### Goal of the exercise
Images are not part of the copy; transcribe all the data exactly.

### Dataset extract

==================================================

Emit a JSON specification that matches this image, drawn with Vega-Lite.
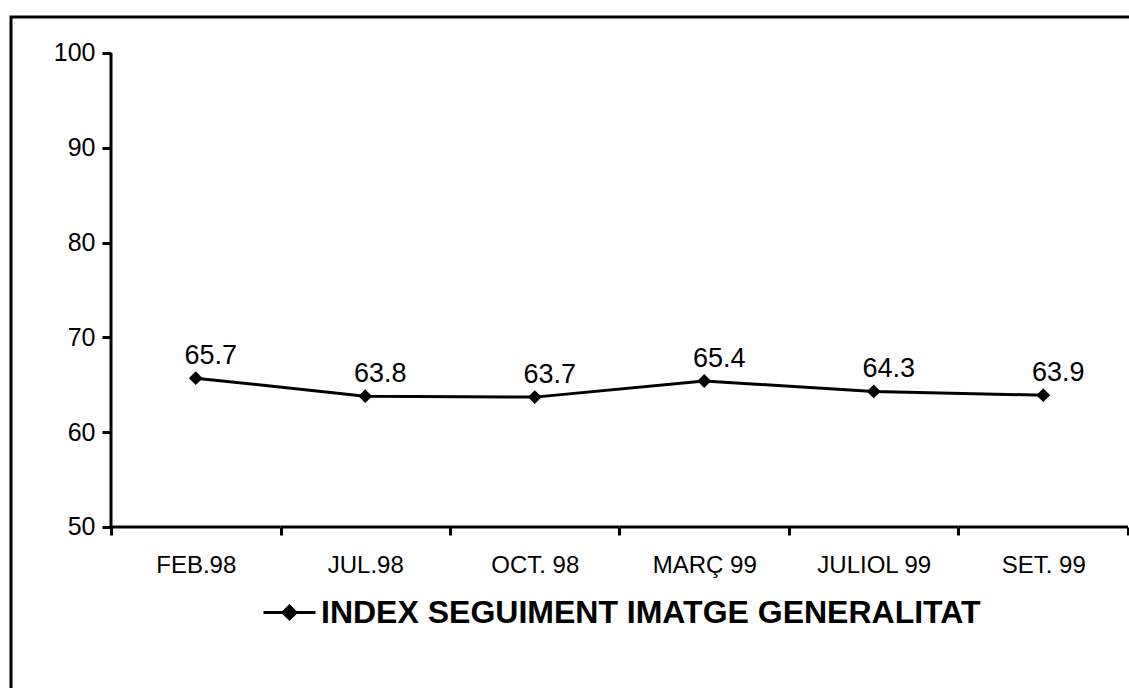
{
  "$schema": "https://vega.github.io/schema/vega-lite/v6.json",
  "width": 1125,
  "height": 675,
  "autosize": {"type": "none"},
  "padding": {"left": 11, "top": 17, "right": 0, "bottom": 0},
  "background": "white",
  "config": {
    "view": {"stroke": "black", "strokeWidth": 3},
    "font": "Liberation Sans",
    "axisY": {
      "orient": "left",
      "offset": -100,
      "values": [50, 60, 70, 80, 90, 100],
      "domain": false,
      "grid": false,
      "ticks": true,
      "tickSize": 9,
      "tickWidth": 3,
      "tickColor": "black",
      "labelFontSize": 25,
      "labelColor": "black",
      "labelPadding": 7,
      "titleOpacity": 0
    }
  },
  "data": {
    "values": [
      {"period": "FEB.98", "value": 65.7},
      {"period": "JUL.98", "value": 63.8},
      {"period": "OCT. 98", "value": 63.7},
      {"period": "MARÇ 99", "value": 65.4},
      {"period": "JULIOL 99", "value": 64.3},
      {"period": "SET. 99", "value": 63.9}
    ]
  },
  "encoding": {
    "x": {
      "field": "period",
      "type": "nominal",
      "sort": null,
      "scale": {
        "type": "band",
        "domain": ["FEB.98", "JUL.98", "OCT. 98", "MARÇ 99", "JULIOL 99", "SET. 99"],
        "paddingInner": 0,
        "paddingOuter": 0.3186,
        "align": 0.9259
      },
      "axis": {
        "orient": "bottom",
        "offset": -165,
        "domain": false,
        "grid": false,
        "ticks": true,
        "tickBand": "extent",
        "tickSize": 8,
        "tickWidth": 3,
        "tickColor": "black",
        "labelFontSize": 24,
        "labelColor": "black",
        "labelPadding": 18,
        "labelAngle": 0,
        "labelOverlap": false,
        "title": null
      }
    }
  },
  "layer": [
    {
      "mark": {"type": "line", "color": "black", "strokeWidth": 3},
      "encoding": {
        "y": {
          "field": "value",
          "type": "quantitative",
          "title": null,
          "scale": {"domain": [32.595, 103.797], "nice": false, "zero": false},
          "axis": {"values": [50, 60, 70, 80, 90, 100], "offset": -100, "title": null}
        }
      }
    },
    {
      "mark": {"type": "bar", "fill": "black", "stroke": "black", "strokeWidth": 3, "width": {"band": 1}},
      "encoding": {
        "y": {"datum": 50, "type": "quantitative", "title": null},
        "y2": {"datum": 50}
      }
    },
    {
      "transform": [{"filter": "datum.period === 'FEB.98'"}],
      "mark": {"type": "rule", "color": "black", "strokeWidth": 3},
      "encoding": {
        "x": {"field": "period", "type": "nominal", "bandPosition": 0},
        "y": {"datum": 50, "type": "quantitative", "title": null},
        "y2": {"datum": 100}
      }
    },
    {
      "mark": {"type": "point", "shape": "diamond", "filled": true, "size": 190, "opacity": 1},
      "encoding": {
        "y": {"field": "value", "type": "quantitative", "title": null},
        "color": {
          "datum": "INDEX SEGUIMENT IMATGE GENERALITAT",
          "type": "nominal",
          "scale": {"range": ["black"]},
          "legend": {
            "orient": "none",
            "legendX": 251,
            "legendY": 568,
            "title": null,
            "padding": 0,
            "symbolType": "M-1,0L1,0M-0.25,0L0,-0.25L0.25,0L0,0.25Z",
            "symbolSize": 2704,
            "symbolStrokeWidth": 3,
            "symbolFillColor": "black",
            "symbolStrokeColor": "black",
            "labelFont": "Liberation Sans",
            "labelFontWeight": "bold",
            "labelFontSize": 32,
            "labelColor": "black",
            "labelOffset": 4,
            "labelLimit": 1000,
            "encode": {
              "symbols": {
                "update": {
                  "fill": {"value": "black"},
                  "stroke": {"value": "black"},
                  "strokeWidth": {"value": 3},
                  "opacity": {"value": 1}
                }
              }
            }
          }
        }
      }
    },
    {
      "mark": {"type": "text", "fontSize": 27, "color": "black", "dx": 15, "dy": -14, "baseline": "alphabetic", "align": "center"},
      "encoding": {
        "y": {"field": "value", "type": "quantitative", "title": null},
        "text": {"field": "value", "type": "quantitative", "format": ".1f"}
      }
    }
  ]
}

==================================================

### Solution to this task
Emit a JSON specification that matches this image, drawn with Vega-Lite.
{
  "$schema": "https://vega.github.io/schema/vega-lite/v6.json",
  "width": 1125,
  "height": 675,
  "autosize": {"type": "none"},
  "padding": {"left": 11, "top": 17, "right": 0, "bottom": 0},
  "background": "white",
  "config": {
    "view": {"stroke": "black", "strokeWidth": 3},
    "font": "Liberation Sans",
    "axisY": {
      "orient": "left",
      "offset": -100,
      "values": [50, 60, 70, 80, 90, 100],
      "domain": false,
      "grid": false,
      "ticks": true,
      "tickSize": 9,
      "tickWidth": 3,
      "tickColor": "black",
      "labelFontSize": 25,
      "labelColor": "black",
      "labelPadding": 7,
      "titleOpacity": 0
    }
  },
  "data": {
    "values": [
      {"period": "FEB.98", "value": 65.7},
      {"period": "JUL.98", "value": 63.8},
      {"period": "OCT. 98", "value": 63.7},
      {"period": "MARÇ 99", "value": 65.4},
      {"period": "JULIOL 99", "value": 64.3},
      {"period": "SET. 99", "value": 63.9}
    ]
  },
  "encoding": {
    "x": {
      "field": "period",
      "type": "nominal",
      "sort": null,
      "scale": {
        "type": "band",
        "domain": ["FEB.98", "JUL.98", "OCT. 98", "MARÇ 99", "JULIOL 99", "SET. 99"],
        "paddingInner": 0,
        "paddingOuter": 0.3186,
        "align": 0.9259
      },
      "axis": {
        "orient": "bottom",
        "offset": -165,
        "domain": false,
        "grid": false,
        "ticks": true,
        "tickBand": "extent",
        "tickSize": 8,
        "tickWidth": 3,
        "tickColor": "black",
        "labelFontSize": 24,
        "labelColor": "black",
        "labelPadding": 18,
        "labelAngle": 0,
        "labelOverlap": false,
        "title": null
      }
    }
  },
  "layer": [
    {
      "mark": {"type": "line", "color": "black", "strokeWidth": 3},
      "encoding": {
        "y": {
          "field": "value",
          "type": "quantitative",
          "title": null,
          "scale": {"domain": [32.595, 103.797], "nice": false, "zero": false},
          "axis": {"values": [50, 60, 70, 80, 90, 100], "offset": -100, "title": null}
        }
      }
    },
    {
      "mark": {"type": "bar", "fill": "black", "stroke": "black", "strokeWidth": 3, "width": {"band": 1}},
      "encoding": {
        "y": {"datum": 50, "type": "quantitative", "title": null},
        "y2": {"datum": 50}
      }
    },
    {
      "transform": [{"filter": "datum.period === 'FEB.98'"}],
      "mark": {"type": "rule", "color": "black", "strokeWidth": 3},
      "encoding": {
        "x": {"field": "period", "type": "nominal", "bandPosition": 0},
        "y": {"datum": 50, "type": "quantitative", "title": null},
        "y2": {"datum": 100}
      }
    },
    {
      "mark": {"type": "point", "shape": "diamond", "filled": true, "size": 190, "opacity": 1},
      "encoding": {
        "y": {"field": "value", "type": "quantitative", "title": null},
        "color": {
          "datum": "INDEX SEGUIMENT IMATGE GENERALITAT",
          "type": "nominal",
          "scale": {"range": ["black"]},
          "legend": {
            "orient": "none",
            "legendX": 251,
            "legendY": 568,
            "title": null,
            "padding": 0,
            "symbolType": "M-1,0L1,0M-0.25,0L0,-0.25L0.25,0L0,0.25Z",
            "symbolSize": 2704,
            "symbolStrokeWidth": 3,
            "symbolFillColor": "black",
            "symbolStrokeColor": "black",
            "labelFont": "Liberation Sans",
            "labelFontWeight": "bold",
            "labelFontSize": 32,
            "labelColor": "black",
            "labelOffset": 4,
            "labelLimit": 1000,
            "encode": {
              "symbols": {
                "update": {
                  "fill": {"value": "black"},
                  "stroke": {"value": "black"},
                  "strokeWidth": {"value": 3},
                  "opacity": {"value": 1}
                }
              }
            }
          }
        }
      }
    },
    {
      "mark": {"type": "text", "fontSize": 27, "color": "black", "dx": 15, "dy": -14, "baseline": "alphabetic", "align": "center"},
      "encoding": {
        "y": {"field": "value", "type": "quantitative", "title": null},
        "text": {"field": "value", "type": "quantitative", "format": ".1f"}
      }
    }
  ]
}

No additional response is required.